Baroness Perry of Southwark: My Lords, is the noble Baroness aware of an academic website that is extremely successful and on which almost all universities rely for advertising jobs? It certainly attracts a much wider range of applicants both from this country and from Europe than do most newspaper advertisements. Is she further aware that it would be very much easier for schools to recruit good quality applicants if they were free to advertise jobs at salaries which suited the cost of living in their geographical area rather than being tied to national scales?
I am aware of the academic website to which the noble Baroness referred. It is an extremely good and powerful medium. Hence the Government are looking across the market to ensure that we are able to support what is an emerging and flourishing market offering different alternatives for schools based, as I have said, on a regional understanding of what schools are looking for.
Lord Addington: My Lords, does the Minister agree that it would be dangerous to become too dependent on online recruitment?

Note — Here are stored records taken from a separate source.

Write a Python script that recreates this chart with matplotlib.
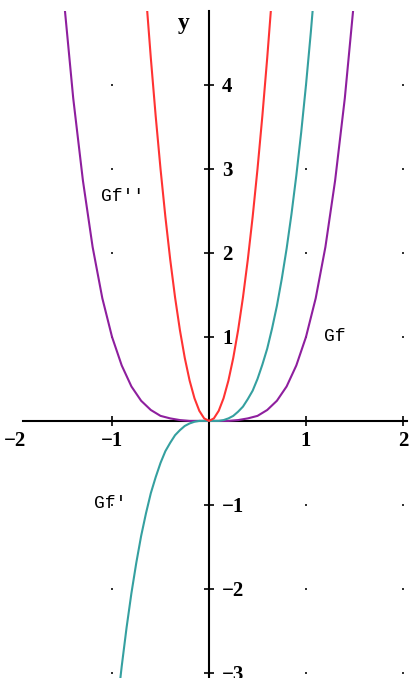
import matplotlib.pyplot as plt
import numpy as np
from matplotlib.patches import Rectangle

# Gf, Gf', Gf''
x_f = np.linspace(-1.5, 1.5, 31)
y_f = [5.06, 3.84, 2.86, 2.07, 1.46, 1.00, 0.66, 0.41, 0.24, 0.13, 0.06, 0.03, 0.01, 0.00, 0.00,
       0.00,
       0.00, 0.00, 0.01, 0.03, 0.06, 0.13, 0.24, 0.41, 0.66, 1.00, 1.46, 2.07, 2.86, 3.84, 5.06]

x_f1 = np.linspace(-0.95, 1.10, 42)
y_f1 = [-3.43, -2.92, -2.46, -2.05, -1.69, -1.37, -1.10, -0.86, -0.67, -0.50, -0.36, -0.26, -0.17,
        -0.11, -0.06, -0.03, -0.01, 0.00, 0.00,
        0.00,
        0.00, 0.00, 0.01, 0.03, 0.06, 0.11, 0.17, 0.26, 0.36, 0.50, 0.67, 0.86, 1.10, 1.37, 1.69,
        2.05, 2.46, 2.92, 3.43, 4.00, 4.63, 5.32]

x_f2 = np.linspace(-0.65, 0.65, 27)
y_f2 = [5.07, 4.32, 3.63, 3.00, 2.43, 1.92, 1.47, 1.08, 0.75, 0.48, 0.27, 0.12, 0.03,
        0.00,
        0.03, 0.12, 0.27, 0.48, 0.75, 1.08, 1.47, 1.92, 2.43, 3.00, 3.63, 4.32, 5.07]

xticks = [-2, -1, 1, 2]
yticks = [-3, -2, -1, 1, 2, 3, 4]
dot_x = [-1, 1, 2]

fig = plt.figure(figsize=(4.19, 6.78), dpi=100)
ax = fig.add_axes([0, 0, 1, 1])
ax.set_xlim(-2.155, 2.165)
ax.set_ylim(-3.06, 5.01)

# punktraster
gx, gy = np.meshgrid(dot_x, yticks)
ax.scatter(gx.ravel(), gy.ravel(), s=1.2, c='#333333', marker='s', linewidths=0, zorder=1)

# kurven, oben abgeschnitten wie im original
clip = Rectangle((-3, -4), 6, 8.88, transform=ax.transData)
for xs, ys, col in [(x_f, y_f, '#8e1f9e'), (x_f1, y_f1, '#35a0a0'), (x_f2, y_f2, '#ff3333')]:
    ln, = ax.plot(xs, ys, color=col, lw=1.5, zorder=3)
    ln.set_clip_path(clip)

# achsen durch den nullpunkt
for s in ['top', 'left']:
    ax.spines[s].set_visible(False)
ax.spines['bottom'].set_position(('data', 0))
ax.spines['bottom'].set_bounds(-1.92, 2.04)
ax.spines['right'].set_position(('data', 0))
ax.spines['right'].set_bounds(-3.06, 4.88)
for s in ['bottom', 'right']:
    ax.spines[s].set_linewidth(1.5)
    ax.spines[s].set_zorder(2)
ax.yaxis.tick_right()
ax.xaxis.tick_bottom()

tfont = {'family': 'Liberation Serif', 'weight': 'bold', 'size': 15}
ax.set_xticks(xticks)
ax.set_xticklabels(['\u22122', '\u22121', '1', '2'], fontdict=tfont)
ax.set_yticks(yticks)
ax.set_yticklabels(['\u22123', '\u22122', '\u22121', '1', '2', '3', '4'], fontdict=tfont)
ax.tick_params(axis='both', direction='inout', length=7, width=1.2, pad=4)
ax.tick_params(axis='y', pad=6)
ax.xaxis.get_major_ticks()[0].tick1line.set_visible(False)

ax.text(-0.26, 4.73, 'y', ha='center', va='center', family='Liberation Serif',
        weight='bold', size=17)

lfont = {'family': 'Liberation Mono', 'size': 13}
ax.text(-1.11, 2.67, "Gf''", ha='left', va='center', **lfont)
ax.text(-1.19, -0.98, "Gf'", ha='left', va='center', **lfont)
ax.text(1.19, 1.01, 'Gf', ha='left', va='center', **lfont)

plt.savefig('out.png', dpi=100)
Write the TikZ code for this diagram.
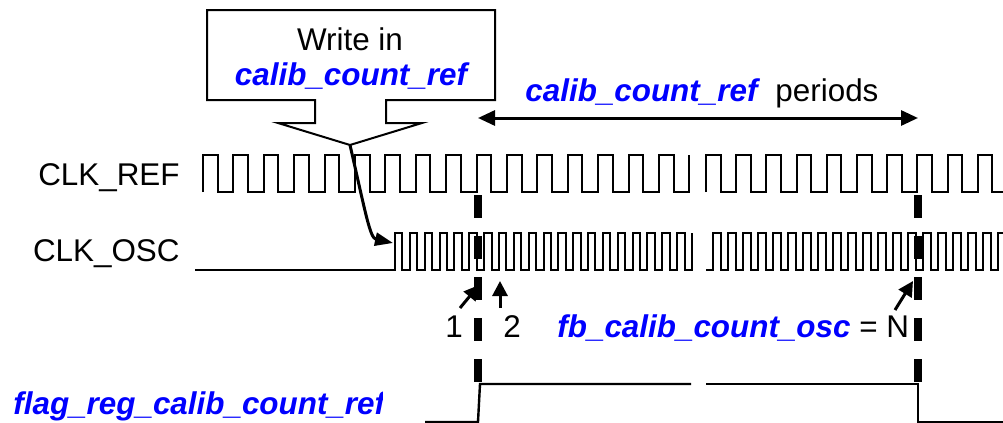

Many people, such as, for example, returning teachers who have been away for some time, may not have access to the Internet on a regular basis. The one computer in the family may be dominated by the children. We should not be drawn too deeply into the notion that the Internet is the answer to everything, or at least not in the short term.
Baroness Ashton of Upholland: My Lords, I agree with the noble Lord, Lord Addington. As I said in my earlier response, we recognise that many teachers search the newspapers, whether it be the Times Educational Supplement, local and regional newspapers or other national papers, to meet their recruitment needs. Noble Lords who have served as school governors will know that it is important to consider a variety of mechanisms when seeking to recruit. That was certainly my experience.
Lord King of Bridgwater: My Lords, in the spirit of the Question of the noble Lord, Lord Campbell-Savours, does the noble Baroness agree that one of the biggest wastes of money in the public sector at present is the endless production of colourful publications, many of them circulated to noble Lords, Members of Parliament and public bodies? Very few of them are read. Would it not be a good ideaI understand from the Printed Paper Office that one or two organisations are doing this nowif the publications were available online, and could be printed off if people actually wanted to read them? It has been a huge area of increasing government expenditure, and a very considerable waste.